Het orkest-spel was superieur, wij willen dit slechts met een enkel woord aanduiden. De hobo overheerscht het werk, zij klonk kostelijk op zich zelf. Het gedurige overheerschen gaf echter 't geluid iets smachtends, een al te delicieus tintje. Hieraan heeft de speler, die er zeer gezond-artistieke meeningen op na houdt, geen schuld. Ook voor de klarinetten en fagotten niets dan lof, alleen de hoorn gaf in het adagio even een minder juisten inzet. Even groote waardeering geldt de ouverture van de opera ‘Les Deux Journées’ van Cherubini (gespeeld ter herdenking van den meester, die 14 September 150 jaar geleden te Florence geboren werd). Alles was schoon en goed. Doch grooten indruk maakten geen van beide werken.
Mengelberg geeft echter nooit een concert zonder triomf, dit is ondenkbaar; en dezen middag was het de vijfde symphonie van Beethoven, welke hem de opgetogenheid bracht der vele hoorders. Men weet, dat dit werk een zijner ‘Meisterleistungen’ is. En die het verzoek richtten om eene herhaling, zijn zonder twijfel de talrijke vereerders van den grooten kunstenaar.

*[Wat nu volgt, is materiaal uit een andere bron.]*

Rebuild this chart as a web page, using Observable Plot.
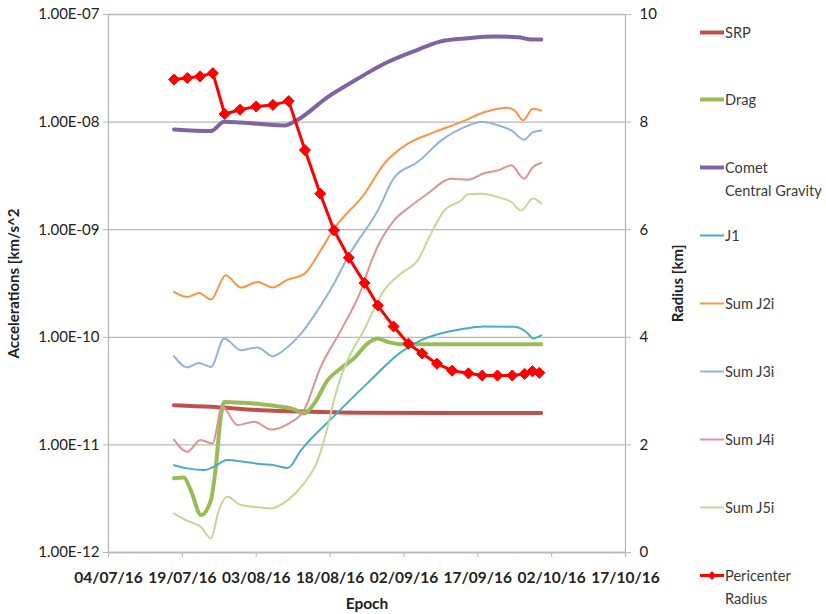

De glanspunten van dit werk zijn bekend: men vindt ze in elk deel. Het is de voortdurende afwisseling van licht en schaduw, immer groeiend in innigheid van uitdrukking en zwaarder tegenstelling der verhoudingen. De opzet hiervan ligt in het eerste deel: het eerste motief, lieflijk doch somber van onrust, en het klare tegenthema, dat echter immer begeleid wordt in de bassen door het bewegelijke hoofdrythme. De expressie stijgt en dezelfde verhoudingen ontmoet men in het andante, de teer-melancolische dansmelodie (de voornaamste) en het heroisch gerythmeerde trompetten-thema. De verhoudingen dezer twee eerste deelen keeren terug, reusachtig samengevat in het scherzo-finale, de tegenstellingen nogmaals vergroot, maar ditmaal de rust, de vrede, de triomf, de vreugde als heerschers over alle leed en somberheid. Mengelberg deed dit beter uitkomen dan wij ooit kunnen beschrijven. Van af den inzet klom het werk. Het is de ontzetbare groei van iets duister-imposants, dat naar het hart grijpt. Elke vergelijking blijft dood. Het is 't onzegbare dat men voelt aankomen, niet in toon, niet in kleur, noch in woord, want het doel verdringt hier staag de middelen, men hoort slechts de muziek, de hooge macht, die de ziel wakker klopt en daagt tot bewust-zijn, het is de vaardig geworden geest, die vizioenen schept, onbeschrijflijk en in soort van sensatie met geen enkele uiting der kunsten vergelijkbaar, het is 't gevoel dat levend wordt, ontoombaar opbruischt, met langzaam beweeg opvoerend naar eene verheerlijking, die dooden zou, gebeurde zijn onverwacht, onvoorbereid.
Wij danken dit Mengelberg. Geen dirigent leidt deze symphonie zorgvuldiger naar haar hoogtepunten, met geniale klaarheid bespeurend haar innerlijken gang. Ook de hoorders beseften en ondergingen dit. Er klonk een krachtig applaus en veelvuldig bravo-geroep, dat niet ophield voor Mengelberg herhaaldelijk dankte en zijn orkest, zijn prachtig orkest deed opstaan. Wij stemden er van ganscher harte mee in. 't Was niet te overtreffen.